S: Shifts-Towards the beginning, Frost recognizes that he has remembered some of the worst parts of his past due to some previous events in his life. Also, the shifts start when his neighbor offers to help rebuild the wall, stating, “Good fences make good neighbors.” This suggests that he is trying to keep the narrator from accessing any more horrors. In addition to that, the neighbor is the one sneaking around the wall, trying to antagonize the narrator with his experiences.

T: Title-At the beginning of this process, the title Mending Wall meant that the narrator wanted to get rid of some rather painful experiences, but when the neighbor offers to help rebuild the wall, he might be trying to help. However, at the end of the poem, the very same neighbor who wanted the wall rebuilt, was indicated to be seen sneaking around it, suggesting that he might have been the one to cause the narrator’s painful experiences.

T: Theme-Some things can be walled up and are better left untouched, unsaid, and unremembered.

Alternate claims: #1-Robert Frost uses personal experiences to show how walls can be broken down to reveal chaos.

Alternate Claim #2-Robert Frost describes the wall as a way to provide a solid way to maintain control and keep from everything falling into chaos.

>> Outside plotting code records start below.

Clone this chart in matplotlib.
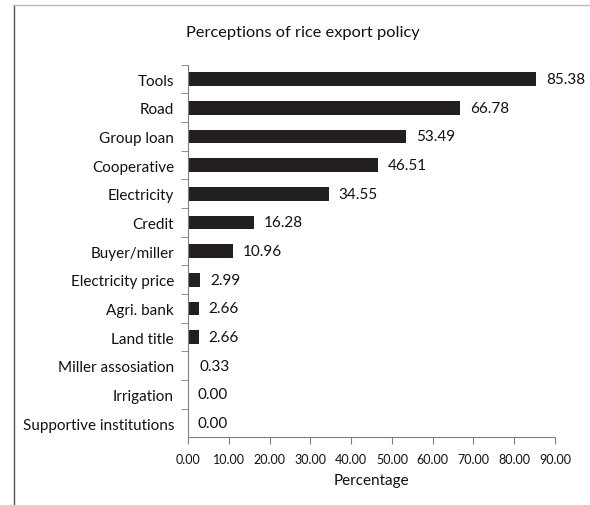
import matplotlib.pyplot as plt
from matplotlib.lines import Line2D

categories = ['Tools', 'Road', 'Group loan', 'Cooperative', 'Electricity', 'Credit',
              'Buyer/miller', 'Electricity price', 'Agri. bank', 'Land title',
              'Miller assosiation', 'Irrigation', 'Supportive institutions']
values = [85.38, 66.78, 53.49, 46.51, 34.55, 16.28, 10.96, 2.99, 2.66, 2.66, 0.33, 0.00, 0.00]
xticks = [0, 10, 20, 30, 40, 50, 60, 70, 80, 90]

plt.rcParams['font.family'] = ['Lato', 'DejaVu Sans']

fig = plt.figure(figsize=(5.9, 5.06), dpi=100)
ax = fig.add_axes([0.3186, 0.1334, 0.622, 0.7366])

pos = list(range(len(categories)))
ax.barh(pos, values, height=0.47, color='#231f20')
ax.set_ylim(len(categories) - 0.5, -0.5)
ax.set_xlim(0, 90)

# value labels
for p, v in zip(pos, values):
    ax.text(v + 2.4, p, '%.2f' % v, va='center', ha='left', fontsize=11, color='#111111')

ax.set_yticks(pos)
ax.set_yticklabels(categories, fontsize=11, color='#111111')
ax.set_yticks([p - 0.5 for p in pos], minor=True)
ax.tick_params(axis='y', which='major', length=0, pad=10)
ax.tick_params(axis='y', which='minor', length=5, color='#808080', direction='out')

ax.set_xticks(xticks)
ax.set_xticklabels(['%.2f' % t for t in xticks], fontsize=9, color='#111111')
ax.tick_params(axis='x', length=5, color='#808080', direction='out', pad=6)
ax.set_xlabel('Percentage', fontsize=11, labelpad=6, color='#111111')

for s in ['top', 'right']:
    ax.spines[s].set_visible(False)
for s in ['left', 'bottom']:
    ax.spines[s].set_color('#808080')

fig.text(0.513, 0.935, 'Perceptions of rice export policy', ha='center', va='center',
         fontsize=11.8, color='#111111')

# page frame lines
fig.add_artist(Line2D([14 / 590, 14 / 590], [0, 1 - 6 / 506], transform=fig.transFigure,
                      color='#555555', lw=1))
fig.add_artist(Line2D([14 / 590, 1], [1 - 6 / 506, 1 - 6 / 506], transform=fig.transFigure,
                      color='#bbbbbb', lw=1))

fig.savefig('out.png', dpi=100)
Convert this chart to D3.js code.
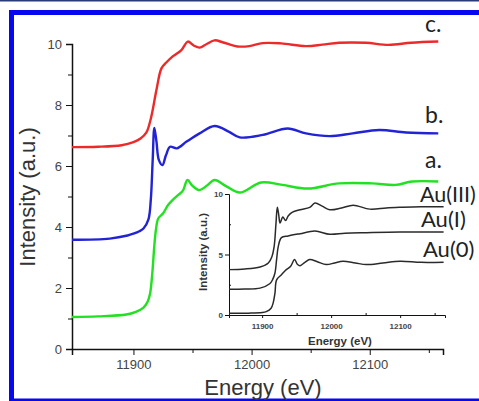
<!DOCTYPE html>
<html>
<head>
<meta charset="utf-8">
<script src="https://cdn.jsdelivr.net/npm/d3@7"></script>
<style>
  body { margin: 0; background: #fff; }
  svg { display: block; }
  .axis path, .axis line { stroke: #111; }
</style>
</head>
<body>
<svg id="chart" width="479" height="401"></svg>
<script>
// main panel: energy (eV) / intensity pairs
const energyC = [11848, 11870, 11890, 11900, 11906, 11911, 11915, 11919.5, 11923.7, 11928, 11933.5, 11940.6, 11946, 11951, 11956, 11962, 11968.7, 11976, 11988, 11998, 12009.5, 12025, 12046, 12060, 12074, 12096.7, 12116, 12135, 12158];
const valuesC = [6.62, 6.63, 6.68, 6.78, 6.9, 7.1, 7.6, 8.5, 9.2, 9.4, 9.6, 9.8, 10.08, 9.95, 9.88, 10.0, 10.12, 10.05, 9.92, 9.93, 10.03, 10.02, 9.93, 9.98, 10.04, 10.04, 9.97, 10.04, 10.08];

const energyB = [11848, 11880, 11895, 11900, 11905, 11908.5, 11912.7, 11914.7, 11916.3, 11917.7, 11919.5, 11921.5, 11924.5, 11927.5, 11931, 11936.7, 11945, 11956, 11968.7, 11981, 11990, 12009.5, 12030.6, 12046, 12066, 12085.6, 12108, 12130.7, 12158];
const valuesB = [3.58, 3.62, 3.72, 3.78, 3.86, 3.95, 4.25, 4.9, 6.2, 7.25, 6.8, 6.2, 6.03, 6.35, 6.63, 6.58, 6.8, 7.07, 7.31, 7.12, 6.94, 7.02, 7.23, 7.07, 6.98, 7.07, 7.18, 7.1, 7.07];

const energyA = [11848, 11870, 11894, 11902, 11908.5, 11912, 11914, 11916, 11917.5, 11919, 11921, 11925, 11929.3, 11933.5, 11938, 11942, 11945.7, 11950, 11956, 11962, 11968.7, 11978, 11990, 12008, 12026, 12047.5, 12074, 12102, 12121.8, 12135.8, 12158];
const valuesA = [1.05, 1.07, 1.13, 1.22, 1.36, 1.55, 1.8, 2.5, 3.3, 3.9, 4.28, 4.44, 4.72, 4.9, 5.05, 5.2, 5.54, 5.35, 5.21, 5.35, 5.54, 5.35, 5.13, 5.46, 5.38, 5.26, 5.43, 5.43, 5.38, 5.49, 5.49];

// inset: reference spectra
const energyAu3 = [11852, 11875, 11897, 11909, 11914, 11917.5, 11920, 11922, 11924, 11926, 11930, 11934, 11938, 11944, 11955, 11969, 11976.6, 11987, 11998, 12015, 12032, 12056, 12080, 12100, 12130, 12163];
const valuesAu3 = [3.75, 3.8, 3.97, 4.3, 4.8, 5.7, 7.5, 8.9, 8.3, 7.6, 8.1, 7.8, 8.2, 8.5, 8.7, 8.9, 9.25, 9.0, 8.7, 8.85, 9.08, 8.75, 8.85, 8.9, 8.95, 8.94];

const energyAu1 = [11852, 11875, 11897, 11911, 11915, 11918.6, 11921, 11923.5, 11928, 11937.8, 11955, 11976.6, 11998, 12020, 12051, 12100, 12163];
const valuesAu1 = [2.12, 2.14, 2.22, 2.58, 2.9, 3.47, 4.6, 5.69, 6.39, 6.53, 6.72, 6.94, 6.67, 6.75, 6.8, 6.86, 6.86];

const energyAu0 = [11852, 11880, 11900, 11906, 11913, 11916, 11918.6, 11921, 11928, 11935, 11941, 11947, 11951, 11955, 11962, 11969, 11980, 11993, 12005, 12017, 12035, 12051, 12075, 12100, 12130, 12163];
const valuesAu0 = [0.14, 0.15, 0.2, 0.28, 0.56, 1.0, 1.8, 2.9, 3.33, 3.75, 4.0, 4.58, 4.2, 4.08, 4.35, 4.58, 4.4, 4.17, 4.3, 4.44, 4.3, 4.17, 4.3, 4.44, 4.35, 4.36];

const yMajor = [0, 2, 4, 6, 8, 10];
const yMinor = [1, 3, 5, 7, 9];
const xMajor = [11900, 12000, 12100];
const xMinor = [11950, 12050, 12150];
const insetYMajor = [0, 5, 10];
const insetYMinor = [2.5, 7.5];

const mainSeries = [
  { name: "c.", e: energyC, v: valuesC, color: "#ec2a2a" },
  { name: "b.", e: energyB, v: valuesB, color: "#2323d6" },
  { name: "a.", e: energyA, v: valuesA, color: "#22e022" }
];
const insetSeries = [
  { name: "Au(III)", e: energyAu3, v: valuesAu3 },
  { name: "Au(I)", e: energyAu1, v: valuesAu1 },
  { name: "Au(0)", e: energyAu0, v: valuesAu0 }
];

const svg = d3.select("#chart");

// frame
svg.append("rect").attr("x", 0).attr("y", 0).attr("width", 479).attr("height", 1.5).attr("fill", "#2b3a78");
svg.append("rect").attr("x", 9).attr("y", 10).attr("width", 470).attr("height", 5).attr("fill", "#0808f0");
svg.append("rect").attr("x", 9).attr("y", 10).attr("width", 5).attr("height", 391).attr("fill", "#0808f0");
svg.append("rect").attr("x", 9).attr("y", 398.5).attr("width", 470).attr("height", 3).attr("fill", "#0808f0");

// ---- main plot ----
const x = d3.scaleLinear().domain([11848, 12162]).range([72, 443]);
const y = d3.scaleLinear().domain([0, 10]).range([349, 44]);

const tickFont = "Liberation Sans, Arial, sans-serif";

svg.append("g").attr("class", "axis").attr("transform", "translate(72,0)")
  .call(d3.axisLeft(y).tickValues(yMajor).tickSize(6).tickPadding(4).tickFormat(d3.format("d")))
  .call(g => g.select(".domain").attr("stroke-width", 1.5))
  .call(g => g.selectAll("text").attr("font-family", tickFont).attr("font-size", 13).attr("fill", "#444"));
svg.append("g").attr("class", "axis").attr("transform", "translate(72,0)")
  .call(d3.axisLeft(y).tickValues(yMinor).tickSize(4).tickFormat(""))
  .call(g => g.select(".domain").remove());

svg.append("g").attr("class", "axis").attr("transform", "translate(0,349)")
  .call(d3.axisBottom(x).tickValues(xMajor).tickSize(6).tickPadding(5).tickFormat(d3.format("d")))
  .call(g => g.select(".domain").attr("stroke-width", 1.5))
  .call(g => g.selectAll("text").attr("font-family", tickFont).attr("font-size", 13).attr("fill", "#444"));
svg.append("g").attr("class", "axis").attr("transform", "translate(0,349)")
  .call(d3.axisBottom(x).tickValues(xMinor).tickSize(4).tickFormat(""))
  .call(g => g.select(".domain").remove());

svg.append("text").attr("x", 263).attr("y", 395).attr("text-anchor", "middle")
  .attr("font-family", tickFont).attr("font-size", 22).attr("fill", "#333").text("Energy (eV)");
svg.append("text").attr("transform", "translate(35,197) rotate(-90)").attr("text-anchor", "middle")
  .attr("font-family", tickFont).attr("font-size", 22).attr("fill", "#333").text("Intensity (a.u.)");

const line = d3.line().x(d => x(d[0])).y(d => y(d[1])).curve(d3.curveCatmullRom.alpha(0.5));
mainSeries.forEach(s => {
  svg.append("path").datum(d3.zip(s.e, s.v)).attr("d", line)
    .attr("fill", "none").attr("stroke", s.color).attr("stroke-width", 2.4).attr("stroke-linejoin", "round");
});

// ---- inset ----
const xi = d3.scaleLinear().domain([11852, 12165]).range([229, 445]);
const yi = d3.scaleLinear().domain([0, 10]).range([315, 194]);

svg.append("g").attr("class", "axis").attr("transform", "translate(229,0)")
  .call(d3.axisLeft(yi).tickValues(insetYMajor).tickSize(4).tickPadding(2).tickFormat(d3.format("d")))
  .call(g => g.selectAll("text").attr("font-family", tickFont).attr("font-size", 8).attr("font-weight", "bold").attr("fill", "#444"));
svg.append("g").attr("class", "axis").attr("transform", "translate(229,0)")
  .call(d3.axisRight(yi).tickValues(insetYMinor).tickSize(2).tickFormat(""))
  .call(g => g.select(".domain").remove());
svg.append("g").attr("class", "axis").attr("transform", "translate(0,315)")
  .call(d3.axisBottom(xi).tickValues(xMajor).tickSize(3).tickPadding(5).tickFormat(d3.format("d")))
  .call(g => g.selectAll("text").attr("font-family", tickFont).attr("font-size", 8).attr("font-weight", "bold").attr("fill", "#444"));
svg.append("g").attr("class", "axis").attr("transform", "translate(0,315)")
  .call(d3.axisTop(xi).tickValues(xMinor).tickSize(2).tickFormat(""))
  .call(g => g.select(".domain").remove());

svg.append("text").attr("x", 340).attr("y", 345).attr("text-anchor", "middle")
  .attr("font-family", tickFont).attr("font-size", 11.5).attr("font-weight", "bold").attr("fill", "#333").text("Energy (eV)");
svg.append("text").attr("transform", "translate(207,252) rotate(-90)").attr("text-anchor", "middle")
  .attr("font-family", tickFont).attr("font-size", 11.5).attr("font-weight", "bold").attr("fill", "#333").text("Intensity (a.u.)");

const lineI = d3.line().x(d => xi(d[0])).y(d => yi(d[1])).curve(d3.curveCatmullRom.alpha(0.5));
insetSeries.forEach(s => {
  svg.append("path").datum(d3.zip(s.e, s.v)).attr("d", lineI)
    .attr("fill", "none").attr("stroke", "#2a2a2a").attr("stroke-width", 1.5).attr("stroke-linejoin", "round");
});

// ---- series labels ----
const labelFont = "Lato, 'Open Sans', sans-serif";
const labels = [
  { t: "c.", x: 425, y: 32, s: 23 },
  { t: "b.", x: 425, y: 123, s: 23 },
  { t: "a.", x: 425, y: 168, s: 23 },
  { t: "Au(III)", x: 420, y: 202, s: 21.5 },
  { t: "Au(I)", x: 421, y: 227, s: 22 },
  { t: "Au(0)", x: 423, y: 257, s: 22 }
];
svg.selectAll("text.lbl").data(labels).join("text").attr("class", "lbl")
  .attr("x", d => d.x).attr("y", d => d.y)
  .attr("font-family", labelFont).attr("font-size", d => d.s).attr("fill", "#222").text(d => d.t);
</script>
</body>
</html>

T: Title- Once again, the title has a deeper meaning. Before, Frost indicated that it was just a way to maintain order and laws and rules. But now, it is not only that, but it can be broken down by a series of natural events, and if something from one side of the wall crosses to the other side, bad things can happen. And, even though the person suggesting the rebuilding of the wall can be good, he might try to evade the law in his own way.

T: Theme-Rules/laws are made for a specific purpose, to maintain order and to keep people from doing reckless things, and can be rebuilt even after the course of natural events.

T: Theme-Some things can be walled up and are better left untouched, unsaid, and unremembered.